When you talk about things like 'ballooned in size', you're really missing the picture. Money that goes straight out of our coffers to the health fund isn't bigger government. It's more money, same amount of government.
[1] In my case in Massachusetts, it was strictly 2.5% revenue growth a year, a figure that's less than inflation in most years, certainly in the early 2000s which is the time period I'm talking. Commenters below illustrate a similar picture for California, your favored example.
>California is perhaps the greatest - and most well documented - example of this, both at the state and local level.
California's problem is mostly because of their ballot propositions, especially the effects of prop 13, which limits property taxes to 1% of the original sale price.
There are many additional propositions which have passed that increase spending(especially for schools and other services), which make it pretty much impossible for the budget to be balanced, because the state and municipalities have almost no way of increasing taxes, nor can they realistically cut spending.
> California's problem is mostly because of their ballot propositions, especially the effects of prop 13, which limits property taxes to 1% of the original sale price.
The limit is to 1% of the current assessed "full cash value", not the original sale price. However, there is also a limit that the assessed "full cash value", despite the name, can increase no more than 2% per year excluding new construction (and quite a lot of classes of improvements are expressly excluded from counting as "new construction") and changes of ownership (and certain changes of ownership don't count, as well.)
The net effect of which is that the property tax base can fall rapidly with real estate market collapses, but expands only slowly with real estate market booms (and, particularly, that property that doesn't change hands frequently tends to be taxed at a low nominal rate applied to a value that is vastly below its actual market value.)
The data I've seen indicates total government expenditures have doubled over 15 years, and it's even faster at the local level. The local + state spending haul is close to $2.6 trillion annually now.

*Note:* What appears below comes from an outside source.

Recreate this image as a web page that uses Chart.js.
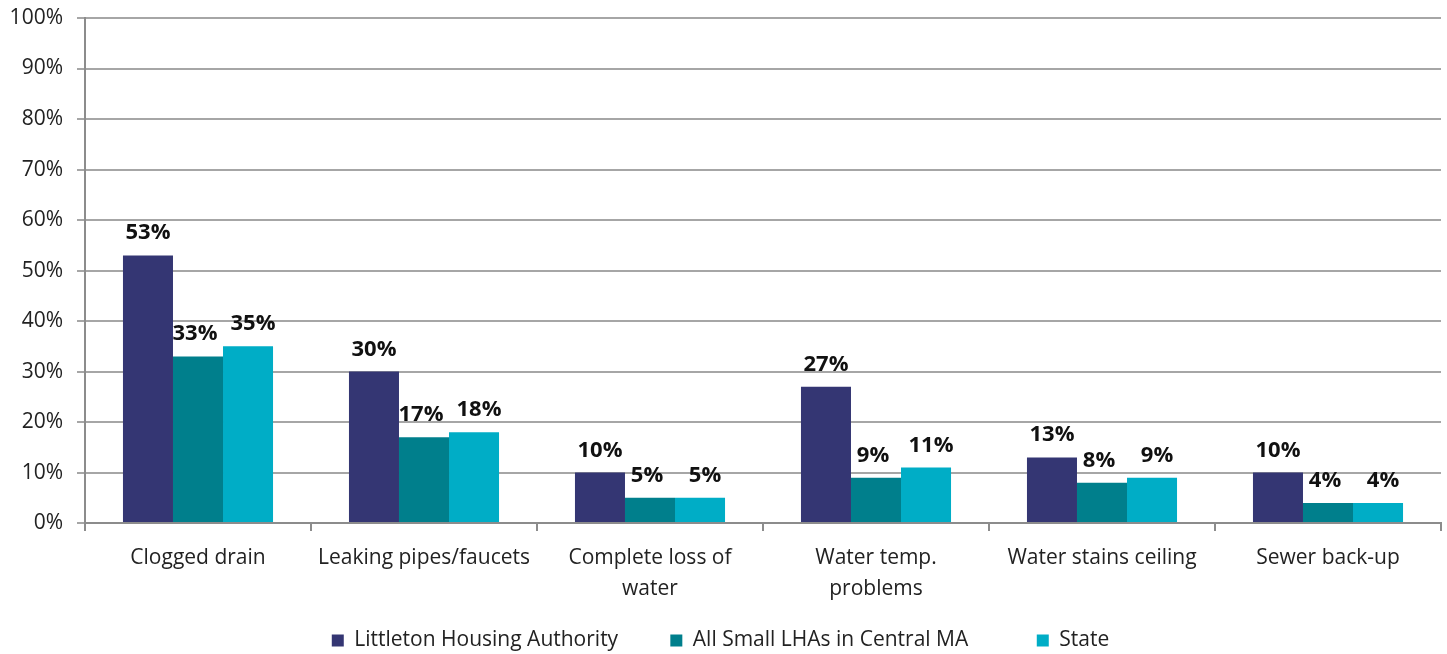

It's practically another federal government system in size.
What has actually happened is local and state governments ballooned in size massively since the late 1970s. Having over expanded without any means to actually pay for it, all based on insanely optimistic (fraudulent?) economic projections, now those governments are having to shrink due to their own poor management.
California is perhaps the greatest - and most well documented - example of this, both at the state and local level.